Any solution must accept three constraints. First, better institutions will not solve intractable problems. A larger G8 will not automatically lick inflation, a better World Food Programme would not stop hunger. Second, no matter how you reform the clubs’ membership rules, somebody somewhere will feel left out. Third, you cannot start again. In 1945 the UN’s founders had a clean slate to write upon, because everything had been destroyed. The modern age does not have that dubious luxury, so must build on what already exists.

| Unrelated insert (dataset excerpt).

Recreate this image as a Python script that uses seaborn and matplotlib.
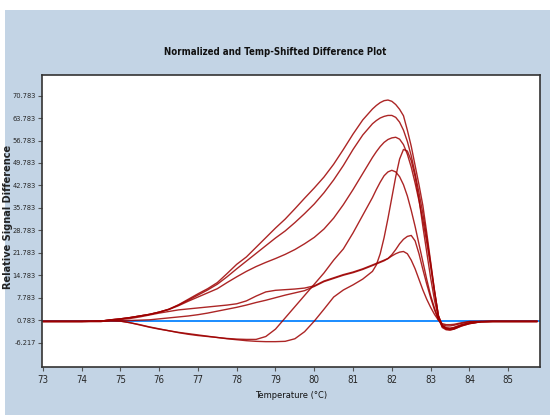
import numpy as np
import pandas as pd
import matplotlib
matplotlib.use("Agg")
import matplotlib.pyplot as plt
from matplotlib import font_manager
from matplotlib.patches import Rectangle
import seaborn as sns

# Temperatures (deg C) shared by all samples
temps = [73.0, 73.5, 74.0, 74.5, 74.75, 75.0, 75.25, 75.5, 75.75, 76.0, 76.25, 76.5, 76.75,
         77.0, 77.25, 77.5, 77.75, 78.0, 78.25, 78.5, 78.75, 79.0, 79.25, 79.5, 79.75,
         80.0, 80.25, 80.5, 80.75, 81.0, 81.25, 81.5, 81.6, 81.7, 81.8, 81.9, 82.0, 82.1,
         82.2, 82.3, 82.4, 82.5, 82.6, 82.7, 82.8, 82.9, 83.0, 83.1, 83.2, 83.3, 83.4,
         83.5, 83.6, 83.8, 84.0, 84.3, 84.6, 85.0, 85.4, 85.75]

sample_a = [0.4, 0.4, 0.4, 0.5, 0.9, 1.2, 1.6, 2.1, 2.6, 3.3, 4.2, 5.6, 7.3,
            9.0, 10.6, 12.5, 15.3, 18.2, 20.5, 23.5, 26.5, 29.5, 32.3, 35.5, 38.8,
            42.0, 45.4, 49.4, 54.0, 58.8, 63.2, 66.6, 67.7, 68.6, 69.2, 69.4, 69.0, 68.0,
            66.5, 64.5, 60.0, 55.0, 49.0, 43.0, 36.5, 28.0, 19.0, 10.0, 2.2, -0.8, -1.6,
            -1.8, -1.5, -0.6, 0.0, 0.4, 0.4, 0.4, 0.4, 0.4]

sample_b = [0.4, 0.4, 0.4, 0.5, 0.9, 1.2, 1.6, 2.1, 2.6, 3.3, 4.2, 5.5, 7.0,
            8.6, 10.2, 12.0, 14.3, 16.8, 19.2, 21.6, 24.0, 26.4, 28.6, 31.2, 34.0,
            37.0, 40.5, 44.5, 49.0, 54.0, 58.5, 62.0, 63.0, 63.8, 64.3, 64.6, 64.6, 64.0,
            62.5, 60.0, 56.5, 52.0, 46.5, 40.5, 34.0, 26.5, 18.5, 10.0, 2.2, -1.0, -1.8,
            -2.0, -1.8, -0.8, -0.2, 0.3, 0.4, 0.4, 0.4, 0.4]

sample_c = [0.4, 0.4, 0.4, 0.5, 0.9, 1.2, 1.6, 2.1, 2.6, 3.3, 4.1, 5.3, 6.7,
            8.0, 9.3, 10.6, 12.5, 14.3, 16.0, 17.5, 18.8, 20.0, 21.3, 22.8, 24.6,
            26.6, 29.2, 32.6, 36.8, 41.5, 46.5, 51.5, 53.3, 54.9, 56.2, 57.1, 57.6, 57.8,
            57.2, 55.5, 52.5, 48.5, 43.5, 38.0, 32.0, 25.0, 17.5, 9.5, 2.2, -1.2, -2.0,
            -2.2, -2.0, -1.0, -0.3, 0.3, 0.4, 0.4, 0.4, 0.4]

sample_d = [0.4, 0.4, 0.4, 0.4, 0.6, 0.5, 0.0, -0.7, -1.4, -2.0, -2.5, -3.0, -3.4,
            -3.8, -4.2, -4.6, -5.0, -5.3, -5.6, -5.8, -5.9, -5.9, -5.8, -5.0, -2.8,
            0.5, 4.2, 8.0, 10.2, 11.8, 13.6, 16.0, 18.0, 21.5, 26.5, 32.5, 39.0, 45.5,
            51.0, 54.0, 53.5, 50.5, 45.5, 38.5, 30.0, 22.0, 14.0, 7.0, 1.5, -1.5, -2.2,
            -2.3, -2.0, -1.0, -0.3, 0.3, 0.4, 0.4, 0.4, 0.4]

sample_e = [0.4, 0.4, 0.4, 0.4, 0.6, 0.5, 0.0, -0.6, -1.3, -1.9, -2.5, -3.1, -3.6,
            -4.0, -4.3, -4.6, -4.9, -5.1, -5.2, -5.2, -4.3, -2.0, 1.5, 5.0, 8.5,
            12.0, 15.5, 19.5, 23.0, 28.0, 33.5, 39.0, 41.5, 43.8, 45.8, 47.0, 47.5, 47.0,
            45.5, 43.0, 39.5, 35.0, 30.0, 24.5, 19.0, 13.5, 8.5, 4.5, 1.0, -1.0, -1.6,
            -1.7, -1.5, -0.7, -0.1, 0.3, 0.4, 0.4, 0.4, 0.4]

sample_f = [0.4, 0.4, 0.4, 0.4, 0.6, 0.7, 0.7, 0.8, 0.9, 1.2, 1.5, 1.8, 2.1,
            2.5, 3.0, 3.6, 4.2, 4.8, 5.5, 6.3, 7.0, 7.8, 8.6, 9.3, 10.0,
            11.3, 12.8, 13.8, 14.8, 15.6, 16.6, 17.8, 18.3, 18.8, 19.3, 20.0, 21.2, 22.8,
            24.6, 26.0, 26.9, 27.2, 25.5, 21.5, 16.6, 12.0, 7.8, 4.0, 1.0, -0.6, -1.0,
            -1.0, -0.8, -0.2, 0.3, 0.4, 0.4, 0.4, 0.4, 0.4]

sample_g = [0.4, 0.4, 0.4, 0.5, 0.8, 1.0, 1.3, 1.8, 2.4, 3.0, 3.5, 4.0, 4.3,
            4.6, 4.9, 5.2, 5.5, 5.9, 6.8, 8.3, 9.6, 10.1, 10.3, 10.5, 10.8,
            11.5, 13.0, 14.0, 15.0, 15.8, 16.8, 18.0, 18.5, 19.0, 19.5, 20.0, 20.8, 21.5,
            22.0, 22.2, 21.5, 19.5, 16.8, 13.5, 10.2, 7.3, 4.8, 2.6, 0.8, -0.3, -0.6,
            -0.6, -0.5, 0.0, 0.4, 0.4, 0.4, 0.4, 0.4, 0.4]

samples = {"A": sample_a, "B": sample_b, "C": sample_c, "D": sample_d,
           "E": sample_e, "F": sample_f, "G": sample_g}
reference_level = 0.4

yticks = [-6.217, 0.783, 7.783, 14.783, 21.783, 28.783, 35.783, 42.783,
          49.783, 56.783, 63.783, 70.783]
xticks = list(range(73, 86))

rows = []
for name, vals in samples.items():
    for t, v in zip(temps, vals):
        rows.append({"sample": name, "temp": t, "diff": v})
df = pd.DataFrame(rows)


def pick_narrow():
    # try a condensed face first, fall back to plain Liberation Sans
    for fam, stretch in [("Liberation Sans Narrow", "normal"),
                         ("DejaVu Sans", "condensed")]:
        try:
            fp = font_manager.FontProperties(family=fam, stretch=stretch)
            path = font_manager.findfont(fp, fallback_to_default=False)
            if "Narrow" in path or "Condensed" in path:
                return fam, stretch, 1.15
        except Exception:
            pass
    return "Liberation Sans", "normal", 1.0


sns.set_style("white")
nfam, nstretch, grow = pick_narrow()
plt.rcParams["font.family"] = [nfam, "DejaVu Sans"]
plt.rcParams["font.stretch"] = nstretch

fig = plt.figure(figsize=(5.5, 4.15), dpi=100, facecolor="white")
fig.patches.append(Rectangle((5 / 550, 0), 1, 1 - 10 / 415, transform=fig.transFigure,
                             facecolor="#c3d4e5", edgecolor="none", zorder=-10))
ax = fig.add_axes([42 / 550, 1 - 367 / 415, (540 - 42) / 550, (367 - 75) / 415])
ax.set_facecolor("white")

ax.axhline(reference_level, color="#1a8cff", lw=1.4, zorder=1)
sns.lineplot(data=df, x="temp", y="diff", units="sample", estimator=None,
             color="#9e0000", lw=1.0, alpha=0.85, ax=ax, zorder=2, sort=False)

ax.set_xlim(72.98, 85.82)
ax.set_ylim(-13.8, 77.2)
ax.set_xticks(xticks)
ax.set_yticks(yticks)
ax.set_xticklabels([str(t) for t in xticks])
ax.set_yticklabels([f"{v:.3f}" for v in yticks])
ax.tick_params(axis="both", which="major", direction="out", length=3, width=0.8,
               color="#555555", pad=1.5, bottom=True, left=True)
ax.tick_params(axis="y", labelsize=4.6 * grow)
ax.tick_params(axis="x", labelsize=6 * grow, pad=3)
for s in ax.spines.values():
    s.set_color("#333333")
    s.set_linewidth(1.2)

ax.set_xlabel("Temperature (°C)", fontsize=5.8 * grow, labelpad=4, color="#111111")
ax.set_ylabel("")
fig.text(8.5 / 550, 1 - 217 / 415, "Relative Signal Difference", rotation=90,
         ha="center", va="center", fontsize=7, fontweight="bold",
         family="DejaVu Sans", stretch="normal", color="#222222")
fig.text(0.5, 1 - 52 / 415, "Normalized and Temp-Shifted Difference Plot",
         ha="center", va="center", fontsize=6 * grow, fontweight="bold", color="#111111")

fig.savefig("out.png", dpi=100, facecolor=fig.get_facecolor())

Take for instance the G8. Some dream of reducing it to just the economic superpowers: the United States, the EU, China and Japan. An appealing idea, but Silvio Berlusconi and Vladimir Putin are unlikely to give up their seats at the top table. Better to enlarge the current body to include the world’s biggest dozen economies. A G12 would bring India, Brazil, China and Spain into the club, while allowing Canada (just) to stay in.
The politics of the Security Council are even more outdated. Nobody now would give France or Britain a permanent veto, but neither wants to give up that right. Meanwhile, the four obvious candidates are held back by regional jealousies: India by Pakistan; Brazil by Argentina; Germany by Italy; and Japan by China. The most sensible plan gives these four permanent but non-veto-wielding seats, with two other seats provided for Islamic countries and one for an African nation.

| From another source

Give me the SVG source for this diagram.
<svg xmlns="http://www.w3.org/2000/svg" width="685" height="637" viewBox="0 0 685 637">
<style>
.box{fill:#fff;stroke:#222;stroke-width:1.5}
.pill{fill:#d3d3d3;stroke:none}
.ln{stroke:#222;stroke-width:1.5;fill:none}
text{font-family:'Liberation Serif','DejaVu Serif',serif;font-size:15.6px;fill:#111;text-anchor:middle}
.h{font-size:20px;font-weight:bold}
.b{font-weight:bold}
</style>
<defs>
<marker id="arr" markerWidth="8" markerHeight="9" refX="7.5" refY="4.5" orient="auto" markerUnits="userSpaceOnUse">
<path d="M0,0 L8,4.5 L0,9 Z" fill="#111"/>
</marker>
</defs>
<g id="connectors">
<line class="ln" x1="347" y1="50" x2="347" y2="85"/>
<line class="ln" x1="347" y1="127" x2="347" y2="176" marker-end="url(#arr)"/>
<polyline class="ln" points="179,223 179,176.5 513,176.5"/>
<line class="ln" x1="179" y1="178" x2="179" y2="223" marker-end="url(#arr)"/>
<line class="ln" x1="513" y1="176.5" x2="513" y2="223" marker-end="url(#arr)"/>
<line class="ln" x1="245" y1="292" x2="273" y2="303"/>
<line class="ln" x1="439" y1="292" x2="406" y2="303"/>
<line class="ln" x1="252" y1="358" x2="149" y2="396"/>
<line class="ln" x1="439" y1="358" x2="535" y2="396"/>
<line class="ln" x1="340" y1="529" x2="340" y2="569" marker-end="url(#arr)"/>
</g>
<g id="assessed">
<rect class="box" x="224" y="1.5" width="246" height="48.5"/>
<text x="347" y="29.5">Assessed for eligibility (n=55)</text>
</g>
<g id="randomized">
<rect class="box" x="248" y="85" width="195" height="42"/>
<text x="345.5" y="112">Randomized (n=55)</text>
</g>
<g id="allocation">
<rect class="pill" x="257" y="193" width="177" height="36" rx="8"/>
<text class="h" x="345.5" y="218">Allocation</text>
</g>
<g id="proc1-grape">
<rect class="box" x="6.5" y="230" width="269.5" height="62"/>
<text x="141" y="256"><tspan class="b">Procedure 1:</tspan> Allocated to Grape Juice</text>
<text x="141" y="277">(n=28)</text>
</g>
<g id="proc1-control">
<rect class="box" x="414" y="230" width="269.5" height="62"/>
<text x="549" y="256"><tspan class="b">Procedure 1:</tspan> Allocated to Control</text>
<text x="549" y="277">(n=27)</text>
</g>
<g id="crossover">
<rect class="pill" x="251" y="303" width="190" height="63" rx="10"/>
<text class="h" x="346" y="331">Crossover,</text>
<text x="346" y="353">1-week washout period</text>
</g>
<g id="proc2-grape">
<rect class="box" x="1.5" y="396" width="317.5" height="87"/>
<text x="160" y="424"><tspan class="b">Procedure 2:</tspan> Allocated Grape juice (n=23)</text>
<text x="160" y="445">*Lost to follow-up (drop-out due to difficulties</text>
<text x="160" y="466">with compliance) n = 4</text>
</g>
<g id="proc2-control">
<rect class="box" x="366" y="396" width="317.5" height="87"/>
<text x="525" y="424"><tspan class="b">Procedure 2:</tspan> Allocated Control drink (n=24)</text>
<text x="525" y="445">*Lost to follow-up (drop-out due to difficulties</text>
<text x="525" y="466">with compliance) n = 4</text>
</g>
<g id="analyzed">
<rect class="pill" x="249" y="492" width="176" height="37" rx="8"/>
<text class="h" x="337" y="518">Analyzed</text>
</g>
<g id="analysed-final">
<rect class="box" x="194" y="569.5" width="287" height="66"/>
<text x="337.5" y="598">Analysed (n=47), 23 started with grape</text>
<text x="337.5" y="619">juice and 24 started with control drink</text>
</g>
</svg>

America has yet to get behind these proposals, but a sharpened Security Council could mitigate the emerging world’s objections to UN reform. With a more representative high command, more jobs could be allocated on merit, the globocracy slimmed and bolder steps considered: for instance, the case for a small standing army, or earmarked forces, to nip Darfur-style catastrophes in the bud, would be easier to make.

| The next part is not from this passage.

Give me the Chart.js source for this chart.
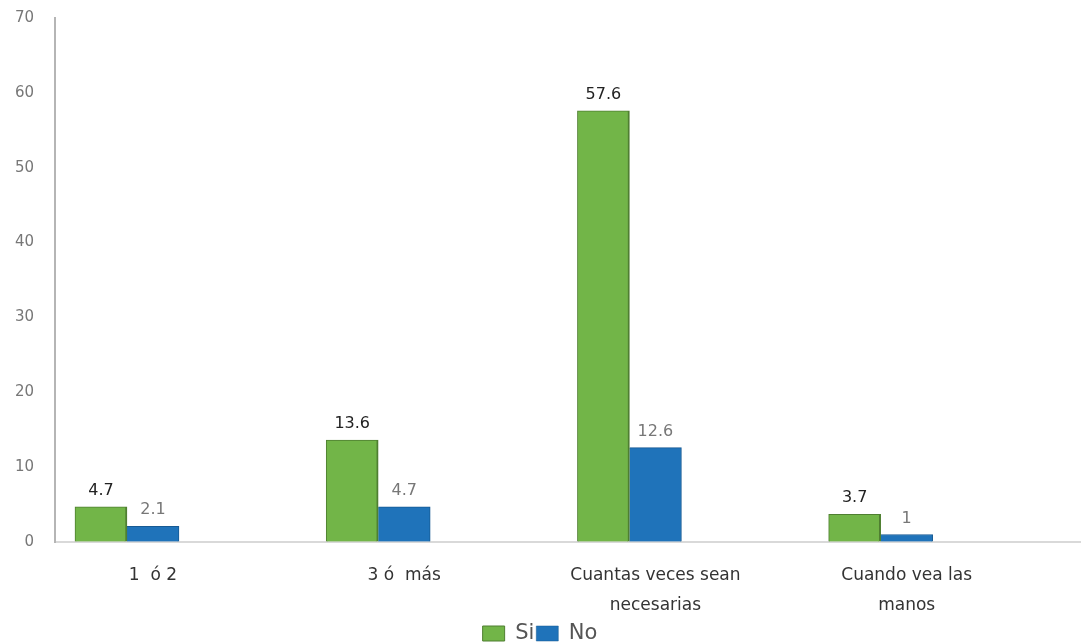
<!DOCTYPE html>
<html>
<head>
<meta charset="utf-8">
<title>Si / No</title>
<script src="https://cdn.jsdelivr.net/npm/chart.js@4/dist/chart.umd.min.js"></script>
<style>
  html, body { margin: 0; padding: 0; background: #fff; }
  #wrap { width: 1083px; height: 642px; }
</style>
</head>
<body>
<div id="wrap"><canvas id="chart"></canvas></div>
<script>
'use strict';

// categories (wrapped the same way as the picture)
let categories = [
  ['1  ó 2'],
  ['3 ó  más'],
  ['Cuantas veces sean', 'necesarias'],
  ['Cuando vea las', 'manos']
];
let siValues = [4.7, 13.6, 57.6, 3.7];
let noValues = [2.1, 4.7, 12.6, 1];
// the original sheet had an empty third series, which is why the bars sit left of the labels
let emptyValues = [null, null, null, null];
let yTicks = [0, 10, 20, 30, 40, 50, 60, 70];

// draw the numbers above the bars
const valueLabels = {
  id: 'valueLabels',
  afterDatasetsDraw(chart) {
    const ctx = chart.ctx;
    chart.data.datasets.forEach((ds, i) => {
      if (!ds.valueColor) return;
      const meta = chart.getDatasetMeta(i);
      meta.data.forEach((bar, j) => {
        if (ds.data[j] == null) return;
        ctx.save();
        ctx.font = ds.valueFont;
        ctx.fillStyle = ds.valueColor;
        ctx.textAlign = 'center';
        ctx.textBaseline = 'bottom';
        ctx.fillText(String(ds.data[j]), bar.x, bar.y - 8);
        ctx.restore();
      });
    });
  }
};

function renderChart() {
  const ctx = document.getElementById('chart');
  const config = {
    type: 'bar',
    data: {
      labels: categories.map((c, i) => i),
      datasets: [
        {
          label: 'Si',
          data: siValues,
          backgroundColor: '#72b548',
          borderColor: '#4f7f31',
          borderWidth: { right: 2, top: 1, left: 1 },
          valueColor: '#222',
          valueFont: '16px "DejaVu Sans"'
        },
        {
          label: 'No',
          data: noValues,
          backgroundColor: '#1f73ba',
          borderColor: '#175a93',
          borderWidth: { right: 1, top: 1 },
          valueColor: '#777',
          valueFont: '16px "DejaVu Sans"'
        },
        {
          label: '',
          data: emptyValues,
          backgroundColor: 'rgba(0,0,0,0)'
        }
      ]
    },
    options: {
      responsive: false,
      animation: false,
      layout: { padding: { top: 18, right: 3, left: 0, bottom: -12 } },
      datasets: {
        bar: { barThickness: 52 }
      },
      scales: {
        x: {
          type: 'linear',
          bounds: 'data',
          offset: false,
          min: -0.39,
          max: 3.69,
          afterBuildTicks: (axis) => { axis.ticks = categories.map((c, i) => ({ value: i })); },
          afterFit: (axis) => { axis.height = 79; },
          grid: { display: false, drawTicks: false, offset: false },
          border: { display: true, color: '#d9d9d9', width: 2 },
          ticks: {
            padding: 19,
            color: '#333',
            font: { family: 'DejaVu Sans', size: 17, lineHeight: '30px' },
            maxRotation: 0,
            autoSkip: false,
            callback: (v) => categories[v] || ''
          }
        },
        y: {
          min: 0,
          max: 70,
          afterBuildTicks: (axis) => { axis.ticks = yTicks.map(v => ({ value: v })); },
          afterFit: (axis) => { axis.width = 55; },
          grid: {
            display: true,
            drawOnChartArea: false,
            drawTicks: true,
            tickLength: 21,
            color: 'rgba(0,0,0,0)'
          },
          border: { display: true, color: '#b5b5b5', width: 2 },
          ticks: {
            padding: 0,
            color: '#777',
            font: { family: 'DejaVu Sans', size: 15 }
          }
        }
      },
      plugins: {
        legend: {
          position: 'bottom',
          labels: {
            color: '#555',
            font: { family: 'DejaVu Sans', size: 21 },
            boxWidth: 22,
            boxHeight: 15,
            padding: 2,
            filter: (item) => item.text !== ''
          }
        },
        tooltip: { enabled: false }
      }
    },
    plugins: [valueLabels]
  };
  new Chart(ctx, config);
}

document.getElementById('chart').width = 1083;
document.getElementById('chart').height = 642;
renderChart();
</script>
</body>
</html>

The Bretton Woods duo are easier to change: all that is needed is Western will. Their problem is finding a useful purpose. The World Bank is still needed as a donor to the really poor and as a supporter of global public goods, such as climate-change projects. There is less obvious need for the IMF, which was originally set up to monitor exchange rates. It could become a committee of oversight, but the main financial regulation will stay at the national level.
League of Good Hope
Supporters of Mr McCain’s League of Democracies suggest it could be like NATO—a useful democratic subcommittee in the global club. But Mr McCain needs to define his democracies. (Will Malaysia count? How about Russia or Iran?) And, crucially, any league must not be seen as an alternative to reforming the UN. The whole point of global talking-shops is that they include everybody, not just your friends.
Faced with the need to reform international institutions, the rich world—and America in particular—has a choice. Cling to power, and China and India will form their own clubs, focused on their own interests and problems. Cede power and bind them in, and interests and problems are shared. Now that would be a decent way to run a world.